Murder lies within anger, for we wish harm to the object of our wrath, or even wish that he did not exist, and this is to kill him in desire. Anger "without a cause" is forbidden by the command which says "Thou shalt not kill;" for unjust anger is killing in intent. Such anger without cause brings us under higher judgment than that of Jewish police-courts. God takes cognizance of the emotions from which acts of hate may spring, and calls us to account as much for the angry feeling as for the murderous deed. Words also come under the same condemnation: a man shall be judged for what he "shall say to his brother." To call a man Raca, or a worthless fellow, is to kill him in his reputation, and to say to him, "Thou fool," is to kill him as to the noblest characteristics of a man. Hence all this comes under such censure as men distribute in their councils; yes, under what is far worse, the punishment awarded by the highest court of the universe, which dooms men to "hell fire." Thus our Lord and King restores the law of God to its true force, and warns us that it denounces not only the overt act of killing, but every thought, feeling, and word which would tend to injure a brother, or annihilate him by contempt.

Matthew 5:23-24. Therefore if thou bring thy gift to the altar, and there rememberest that thy brother hath ought against thee; Leave there thy gift before the altar, and go thy way; first be reconciled to thy brother, and then come and offer thy gift.

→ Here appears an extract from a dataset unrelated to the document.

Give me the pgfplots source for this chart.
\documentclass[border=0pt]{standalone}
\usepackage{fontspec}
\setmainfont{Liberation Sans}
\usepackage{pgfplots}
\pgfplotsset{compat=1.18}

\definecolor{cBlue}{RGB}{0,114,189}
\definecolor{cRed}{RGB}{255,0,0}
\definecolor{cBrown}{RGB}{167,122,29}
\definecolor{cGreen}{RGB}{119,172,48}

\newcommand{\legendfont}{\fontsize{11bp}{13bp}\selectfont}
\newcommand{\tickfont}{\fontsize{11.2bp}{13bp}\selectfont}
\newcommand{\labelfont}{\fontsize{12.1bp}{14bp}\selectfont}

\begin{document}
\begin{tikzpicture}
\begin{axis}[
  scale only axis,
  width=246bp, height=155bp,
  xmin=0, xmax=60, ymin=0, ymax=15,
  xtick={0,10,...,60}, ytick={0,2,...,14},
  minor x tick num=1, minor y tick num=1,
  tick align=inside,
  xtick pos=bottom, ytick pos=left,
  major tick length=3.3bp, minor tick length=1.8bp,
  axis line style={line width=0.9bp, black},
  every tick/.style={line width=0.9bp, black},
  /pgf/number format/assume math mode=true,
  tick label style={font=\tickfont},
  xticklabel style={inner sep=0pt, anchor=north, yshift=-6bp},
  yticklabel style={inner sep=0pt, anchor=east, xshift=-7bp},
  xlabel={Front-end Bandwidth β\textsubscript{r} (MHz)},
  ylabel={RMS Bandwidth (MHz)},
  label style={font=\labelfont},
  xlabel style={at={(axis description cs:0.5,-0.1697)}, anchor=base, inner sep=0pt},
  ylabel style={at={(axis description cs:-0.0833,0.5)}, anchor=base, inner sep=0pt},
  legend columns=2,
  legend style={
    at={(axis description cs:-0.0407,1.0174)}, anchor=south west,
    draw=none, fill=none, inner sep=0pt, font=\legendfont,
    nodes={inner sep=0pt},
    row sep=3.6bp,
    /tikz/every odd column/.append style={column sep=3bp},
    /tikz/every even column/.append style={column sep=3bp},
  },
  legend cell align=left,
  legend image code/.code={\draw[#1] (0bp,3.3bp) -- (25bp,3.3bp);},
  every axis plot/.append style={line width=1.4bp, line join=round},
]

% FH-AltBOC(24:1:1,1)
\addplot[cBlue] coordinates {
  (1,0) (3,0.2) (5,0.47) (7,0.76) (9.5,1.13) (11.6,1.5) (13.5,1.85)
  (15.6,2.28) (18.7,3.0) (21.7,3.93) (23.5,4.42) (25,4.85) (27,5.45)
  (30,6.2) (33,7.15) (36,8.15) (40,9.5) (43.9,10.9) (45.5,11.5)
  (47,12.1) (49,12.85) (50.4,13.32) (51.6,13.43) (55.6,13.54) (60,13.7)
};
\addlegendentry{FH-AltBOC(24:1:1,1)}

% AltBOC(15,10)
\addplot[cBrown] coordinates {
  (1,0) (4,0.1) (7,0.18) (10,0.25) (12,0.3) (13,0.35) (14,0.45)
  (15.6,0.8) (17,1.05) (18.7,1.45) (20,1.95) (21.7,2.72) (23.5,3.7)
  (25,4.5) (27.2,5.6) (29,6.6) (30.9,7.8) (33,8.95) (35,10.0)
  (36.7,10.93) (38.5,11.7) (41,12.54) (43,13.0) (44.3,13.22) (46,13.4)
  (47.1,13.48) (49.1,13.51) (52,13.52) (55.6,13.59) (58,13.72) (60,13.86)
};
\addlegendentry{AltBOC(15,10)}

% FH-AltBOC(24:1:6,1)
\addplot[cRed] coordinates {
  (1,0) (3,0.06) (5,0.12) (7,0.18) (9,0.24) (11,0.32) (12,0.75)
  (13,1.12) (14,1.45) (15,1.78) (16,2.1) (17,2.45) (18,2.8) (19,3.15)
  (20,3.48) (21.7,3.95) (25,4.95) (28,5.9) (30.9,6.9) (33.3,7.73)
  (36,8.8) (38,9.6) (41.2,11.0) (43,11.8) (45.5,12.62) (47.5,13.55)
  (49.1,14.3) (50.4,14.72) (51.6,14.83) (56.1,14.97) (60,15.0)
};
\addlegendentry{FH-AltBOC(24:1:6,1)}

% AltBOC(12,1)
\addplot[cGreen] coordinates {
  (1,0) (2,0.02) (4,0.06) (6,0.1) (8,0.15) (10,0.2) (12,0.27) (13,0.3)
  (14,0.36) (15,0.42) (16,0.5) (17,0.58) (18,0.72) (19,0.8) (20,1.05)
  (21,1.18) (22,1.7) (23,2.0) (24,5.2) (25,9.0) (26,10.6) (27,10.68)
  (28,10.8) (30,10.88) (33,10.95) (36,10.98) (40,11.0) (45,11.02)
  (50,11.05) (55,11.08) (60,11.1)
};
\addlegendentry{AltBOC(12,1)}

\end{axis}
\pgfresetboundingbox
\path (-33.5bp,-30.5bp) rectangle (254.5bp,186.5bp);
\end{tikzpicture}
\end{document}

The Pharisee would urge as a cover for his malice that he brought a sacrifice to make atonement, but our Lord will have forgiveness rendered to our brother first, and then the offering presented. We ought to worship God thoughtfully, and if in the course of that thought we remember that our brother hath ought against us, we must stop. If we have wronged another, we are to pause, cease from the worship, and hasten to seek reconciliation. We easily remember if we have ought against our brother, but now the memory is to be turned the other way. Only when we have remembered our wrong doing, and made reconciliation can we hope for acceptance with the Lord. The rule is-first peace with man, and then acceptance with God. The holy must be traversed to reach the Holiest of all. Peace being made with our brother, then let us conclude our service towards our Father, and we shall do so with lighter heart and truer zeal. I would anxiously desire to be at peace with all men before I attempt to worship God, lest I present to God the sacrifice of fools.

Matthew 5:25-26. Agree with thine adversary quickly, whiles thou art in the way with him; lest at any time the adversary deliver thee to the judge, and the judge deliver thee to the officer, and thou be cast into prison. Verily I say unto thee, Thou shalt by no means come out thence, till thou hast paid the uttermost farthing.

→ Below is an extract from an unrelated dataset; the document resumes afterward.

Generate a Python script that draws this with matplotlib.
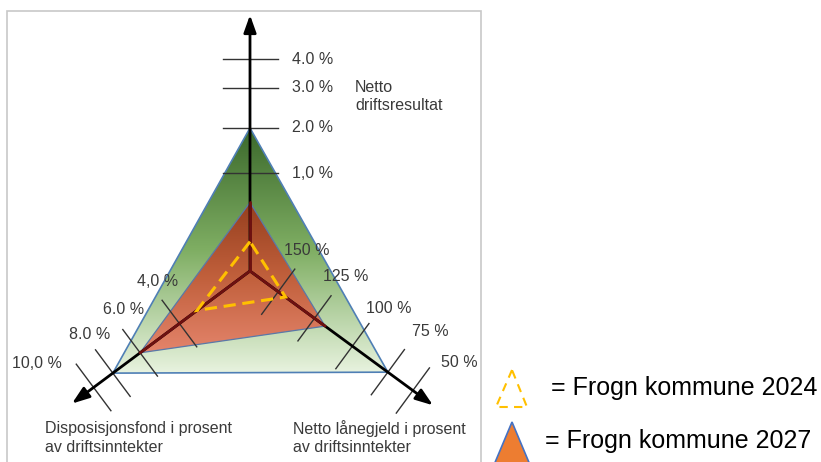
import numpy as np
import matplotlib
matplotlib.use("Agg")
import matplotlib.pyplot as plt
from matplotlib.patches import Polygon, Rectangle
from matplotlib.colors import LinearSegmentedColormap

plt.rcParams["font.family"] = ["Liberation Sans", "DejaVu Sans"]

# --- data -------------------------------------------------------------------
axis_names = ["Netto\ndriftsresultat",
              "Disposisjonsfond i prosent\nav driftsinntekter",
              "Netto lånegjeld i prosent\nav driftsinntekter"]
top_ticks = [1.0, 2.0, 3.0, 4.0]
top_labels = ["1,0 %", "2.0 %", "3.0 %", "4.0 %"]
left_ticks = [4.0, 6.0, 8.0, 10.0]
left_labels = ["4,0 %", "6.0 %", "8.0 %", "10,0 %"]
right_ticks = [50, 75, 100, 125, 150]
right_labels = ["50 %", "75 %", "100 %", "125 %", "150 %"]

target = [2.0, 8.0, 75]        # green reference triangle
frogn_2027 = [0.7, 6.0, 118]
frogn_2024 = [0.3, 3.0, 145]
legend_labels = ["= Frogn kommune 2024", "= Frogn kommune 2027"]

# --- layout (pixel space, y downwards) --------------------------------------
W, H = 821, 462
O = np.array([250.0, 271.0])
u_top = np.array([0.0, -1.0])
u_left = np.array([-137.0, 102.0]); u_left /= np.hypot(*u_left)
u_right = np.array([139.0, 102.0]); u_right /= np.hypot(*u_right)
# distance of each tick from the centre (the axes are not linear)
top_pos = [0, 98, 143, 183, 212]
left_pos = [0, 88, 137, 171, 195]
right_pos = [202, 171, 127, 80, 35]
arrow_len = [256, 222, 227]
TXT = "#3a3a3a"


def top_pt(v):
    return O + np.interp(v, [0] + top_ticks, top_pos) * u_top


def left_pt(v):
    return O + np.interp(v, [0] + left_ticks, left_pos) * u_left


def right_pt(v):
    return O + np.interp(v, right_ticks, right_pos) * u_right


def tri(vals):
    return np.array([top_pt(vals[0]), left_pt(vals[1]), right_pt(vals[2])])


def gradient(ax, pts, colors, z):
    poly = Polygon(pts, closed=True, fc="none", ec="none")
    ax.add_patch(poly)
    cmap = LinearSegmentedColormap.from_list("g", colors)
    grad = np.linspace(0, 1, 256).reshape(-1, 1)
    y0, y1 = pts[:, 1].min(), pts[:, 1].max()
    x0, x1 = pts[:, 0].min(), pts[:, 0].max()
    im = ax.imshow(grad, cmap=cmap, aspect="auto", origin="upper",
                   extent=(x0, x1, y1, y0), zorder=z)
    im.set_clip_path(poly)


fig = plt.figure(figsize=(W / 100, H / 100), dpi=100)
ax = fig.add_axes([0, 0, 1, 1])
ax.set_xlim(0, W)
ax.set_ylim(H, 0)
ax.axis("off")

ax.add_patch(Rectangle((7, 10.5), 474, 470, fc="white", ec="#c8c8c8", lw=1.2, zorder=0))

# reference (green) and 2027 (red) triangles
g = tri(target)
gradient(ax, g, ["#3a682b", "#7fae63", "#e8f3df"], 1)
ax.add_patch(Polygon(g, closed=True, fc="none", ec="#4f7fb5", lw=1.2, zorder=3))
r = tri(frogn_2027)
gradient(ax, r, ["#963f1e", "#c1603c", "#e4846b"], 2)
ax.add_patch(Polygon(r, closed=True, fc="none", ec="#5a78a8", lw=0.9, zorder=3))

# tick marks
for d in top_pos[1:]:
    p = O + d * u_top
    ax.plot([p[0] - 27, p[0] + 28], [p[1], p[1]], color="#333333", lw=1.0, zorder=4)
n_left = np.array([u_left[1], -u_left[0]])
n_right = np.array([-u_right[1], u_right[0]])
for d in left_pos[1:]:
    p = O + d * u_left
    ax.plot([p[0] - 29 * n_left[0], p[0] + 29 * n_left[0]],
            [p[1] - 29 * n_left[1], p[1] + 29 * n_left[1]], color="#333333", lw=1.0, zorder=4)
for d in right_pos:
    p = O + d * u_right
    ax.plot([p[0] - 28 * n_right[0], p[0] + 28 * n_right[0]],
            [p[1] - 28 * n_right[1], p[1] + 28 * n_right[1]], color="#333333", lw=1.0, zorder=4)

# axis arrows
for u, L in zip([u_top, u_left, u_right], arrow_len):
    tip = O + L * u
    ax.annotate("", xy=tip, xytext=O, zorder=5,
                arrowprops=dict(arrowstyle="-|>,head_length=0.7,head_width=0.25",
                                lw=2.0, color="black", mutation_scale=15,
                                shrinkA=0, shrinkB=0))
# axis segments seen through the red triangle
for p in r:
    ax.plot([O[0], p[0]], [O[1], p[1]], color="#6e1010", lw=2.0, zorder=6,
            solid_capstyle="round")

# 2024 dashed triangle
d24 = tri(frogn_2024)
ax.add_patch(Polygon(d24, closed=True, fc="none", ec="#ffc000", lw=2.2,
                     ls=(0, (4, 2.2)), zorder=7))

# tick labels
for d, lab in zip(top_pos[1:], top_labels):
    ax.text(292, O[1] - d, lab, ha="left", va="center", fontsize=11.5, color=TXT)
left_off = [(-5, -19), (1, -20), (-6, -15), (-39, -1)]
for d, lab, off in zip(left_pos[1:], left_labels, left_off):
    p = O + d * u_left - 29 * n_left
    ax.text(p[0] + off[0], p[1] + off[1], lab, ha="center", va="center",
            fontsize=11.5, color=TXT)
right_off = [(30, -5), (26, -18), (20, -15), (15, -19), (12, -19)]
for d, lab, off in zip(right_pos, right_labels, right_off):
    p = O + d * u_right - 28 * n_right
    ax.text(p[0] + off[0], p[1] + off[1], lab, ha="center", va="center",
            fontsize=11.5, color=TXT)

# axis titles
ax.text(355, 97, axis_names[0], ha="left", va="center", fontsize=11.5,
        color=TXT, linespacing=1.25)
ax.text(45, 438, axis_names[1], ha="left", va="center", fontsize=11.5,
        color=TXT, linespacing=1.25)
ax.text(293, 438, axis_names[2], ha="left", va="center", fontsize=11.5,
        color=TXT, linespacing=1.25)

# legend
ax.add_patch(Polygon([(512, 370), (496, 407), (527, 407)], closed=True, fc="none",
                     ec="#ffc000", lw=1.5, ls=(0, (4, 3)), zorder=7))
ax.add_patch(Polygon([(512, 422), (491, 472), (533, 472)], closed=True,
                     fc="#ed7d31", ec="#4472c4", lw=1.2, zorder=7))
ax.text(551, 388, legend_labels[0], ha="left", va="center", fontsize=18, color="black")
ax.text(545, 441, legend_labels[1], ha="left", va="center", fontsize=18, color="black")

fig.savefig("out.png", dpi=100)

In all disagreements be eager for peace. Leave off strife before you begin. In law-suits, seek speedy and peaceful settlements. Often in our Lord's days, this was the most gainful way, and usually it is so now. Better lose your rights than get into the hands of those who with will only fleece you in the name of justice, and hold you fast so long as a semblance of a demand can stand against you, or another penny can be extracted from you. In a country where "just fee" meant robbery, it was wisdom to be robbed, and to make no complaint. Even in our own country, a lean settlement is better than a fat law-suit. Many go into the court to get wool, but come out closely shorn. Carry on no angry suits in courts, but make peace with the utmost promptitude.

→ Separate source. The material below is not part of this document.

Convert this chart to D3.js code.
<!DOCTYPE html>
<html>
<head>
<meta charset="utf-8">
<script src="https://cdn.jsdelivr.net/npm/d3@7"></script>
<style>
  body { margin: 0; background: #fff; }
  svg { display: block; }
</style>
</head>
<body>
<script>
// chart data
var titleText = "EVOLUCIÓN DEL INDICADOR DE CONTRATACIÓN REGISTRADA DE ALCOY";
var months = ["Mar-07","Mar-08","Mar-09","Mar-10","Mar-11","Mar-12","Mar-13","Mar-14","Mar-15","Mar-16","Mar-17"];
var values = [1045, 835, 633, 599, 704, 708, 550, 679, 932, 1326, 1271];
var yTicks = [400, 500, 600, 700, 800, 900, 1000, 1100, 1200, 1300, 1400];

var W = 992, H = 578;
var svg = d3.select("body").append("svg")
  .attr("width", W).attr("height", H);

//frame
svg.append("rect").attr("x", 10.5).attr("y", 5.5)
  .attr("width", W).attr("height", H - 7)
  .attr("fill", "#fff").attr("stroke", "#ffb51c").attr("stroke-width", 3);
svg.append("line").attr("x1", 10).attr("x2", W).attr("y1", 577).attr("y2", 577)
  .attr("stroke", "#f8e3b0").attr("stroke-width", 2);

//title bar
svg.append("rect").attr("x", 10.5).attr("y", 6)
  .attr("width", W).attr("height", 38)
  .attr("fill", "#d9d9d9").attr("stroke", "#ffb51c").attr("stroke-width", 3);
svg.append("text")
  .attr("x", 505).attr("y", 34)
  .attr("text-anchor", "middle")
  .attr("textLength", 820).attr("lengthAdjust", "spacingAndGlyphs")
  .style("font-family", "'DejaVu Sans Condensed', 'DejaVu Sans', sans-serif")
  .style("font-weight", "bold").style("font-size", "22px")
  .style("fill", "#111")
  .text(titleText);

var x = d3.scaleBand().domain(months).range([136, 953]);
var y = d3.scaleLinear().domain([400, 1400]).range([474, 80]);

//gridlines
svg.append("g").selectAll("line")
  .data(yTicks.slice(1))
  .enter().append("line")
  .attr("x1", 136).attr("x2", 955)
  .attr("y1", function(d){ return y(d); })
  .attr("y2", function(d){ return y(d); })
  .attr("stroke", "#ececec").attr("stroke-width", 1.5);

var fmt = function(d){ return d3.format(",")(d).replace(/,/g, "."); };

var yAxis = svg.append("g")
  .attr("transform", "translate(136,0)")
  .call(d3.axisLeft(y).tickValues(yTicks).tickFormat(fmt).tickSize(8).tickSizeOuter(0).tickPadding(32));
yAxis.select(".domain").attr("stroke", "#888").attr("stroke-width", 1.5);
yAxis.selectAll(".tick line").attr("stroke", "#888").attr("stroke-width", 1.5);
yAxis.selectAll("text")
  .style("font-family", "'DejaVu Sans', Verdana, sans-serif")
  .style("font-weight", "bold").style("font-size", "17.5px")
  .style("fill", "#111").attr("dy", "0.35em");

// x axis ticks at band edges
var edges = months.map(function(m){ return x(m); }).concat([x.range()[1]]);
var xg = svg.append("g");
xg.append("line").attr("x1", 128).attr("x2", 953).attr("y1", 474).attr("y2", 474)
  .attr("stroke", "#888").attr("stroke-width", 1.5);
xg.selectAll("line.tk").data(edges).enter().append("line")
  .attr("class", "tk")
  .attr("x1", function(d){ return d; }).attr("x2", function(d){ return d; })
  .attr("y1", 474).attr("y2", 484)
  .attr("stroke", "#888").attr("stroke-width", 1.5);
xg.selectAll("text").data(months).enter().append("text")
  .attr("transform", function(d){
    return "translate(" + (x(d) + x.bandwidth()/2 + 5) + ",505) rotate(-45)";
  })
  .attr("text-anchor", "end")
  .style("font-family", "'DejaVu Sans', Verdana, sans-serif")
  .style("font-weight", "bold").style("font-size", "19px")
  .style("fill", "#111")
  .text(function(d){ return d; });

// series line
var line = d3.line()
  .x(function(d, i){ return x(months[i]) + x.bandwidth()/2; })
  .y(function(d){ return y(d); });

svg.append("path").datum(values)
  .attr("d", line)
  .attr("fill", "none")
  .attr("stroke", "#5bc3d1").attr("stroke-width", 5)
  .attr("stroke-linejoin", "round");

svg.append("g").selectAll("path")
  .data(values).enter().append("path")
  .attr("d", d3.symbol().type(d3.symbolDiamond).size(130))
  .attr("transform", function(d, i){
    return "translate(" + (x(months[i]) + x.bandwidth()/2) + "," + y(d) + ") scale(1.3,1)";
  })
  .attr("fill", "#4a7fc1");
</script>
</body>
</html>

Matthew 5:27-28 Ye have heard that it was said by them of old time, Thou shalt not commit adultery: But I say unto you, That whosoever looketh on a woman to lust after her hath committed adultery with her already in his heart.

In this case our King again sets aside the glosses of men upon the commands of God, and makes the law to be seen in its vast spiritual breadth. Whereas tradition had confined the prohibition to an overt act of unchastity, the King shows that it forbade the unclean desires of the heart. Here the divine law is shown to refer, not only to the act of criminal conversation, but even to the desire, imagination, or passion which would suggest such an infamy. What a King is ours, who stretches his scepter over the realm of our inward lusts! How sovereignly he puts it: "But, I say unto you"! Who but a divine being has authority to speak in this fashion? His word is law. So it ought to be, seeing he touches vice at the fountain-head, and forbids uncleanness in the heart. If sin were not allowed in the mind, it would never be made manifest in the body this, therefore, is a very effectual way of dealing with the evil. But how searching? how condemning! Irregular looks, unchaste desires and strong passions are of the very essence of adultery; and who can claim a life-long freedom from them? Yet these are the things which defile a man. Lord, purge them out of my nature, and make me pure within!

Matthew 5:29. And if thy right eye offend thee, pluck it out, and cast it from thee: for it is profitable for thee that one of thy members should perish, and not that thy whole body should be cast into hell.

That which is the cause of sin is to be given up as well as the sin itself. It is not sinful to have an eye, or to cultivate keen perception; but if the eye of speculative knowledge leads us to offend by intellectual sin, it becomes the cause of evil, and must be mortified. Anything, however harmless, which leads me to do, or think, or feel wrongly, I am to get rid of as much as if it were in itself an evil. Though to have done with it would involve deprivation, yet must it be dispensed with, since even a serious loss in one direction is far better than the losing of the whole man. Better a blind saint than a quick-sighted sinner. If abstaining from alcohol caused weakness of body, it would be better to be weak, than to be strong and fall into drunkenness Since vain speculations and reasonings land men in unbelief, we will have none of them. To "be cast into hell" is too great a risk to run, merely to indulge the evil eye of lust or curiosity.

Matthew 5:30. And if thy right hand offend thee, cut it off, and cast it from thee: for it is profitable for thee that one of thy members should perish, and not that thy whole body should be cast into hell.

The cause of offence may be rather active as the hand than intellectual as the eye, but we had better be hindered in our work than drawn aside into temptation. The most dexterous hand must not be spared if it encourages us in doing evil. It is not because a certain thing may make us clever and successful that therefore we are to allow it, if it should prove to be the frequent cause of our falling into sin, we must have done with it, and place ourselves at a disadvantage for our life-work, rather than ruin our whole being by sin. Holiness is to be our first object; everything else must take a very secondary place. Right eyes and right hands are no longer right if they lead us wrong. Even hands and eyes must go that we may not offend our God by them. Yet, let no man read this literally, and therefore mutilate his body, as some foolish fanatics have done. The real meaning is clear enough.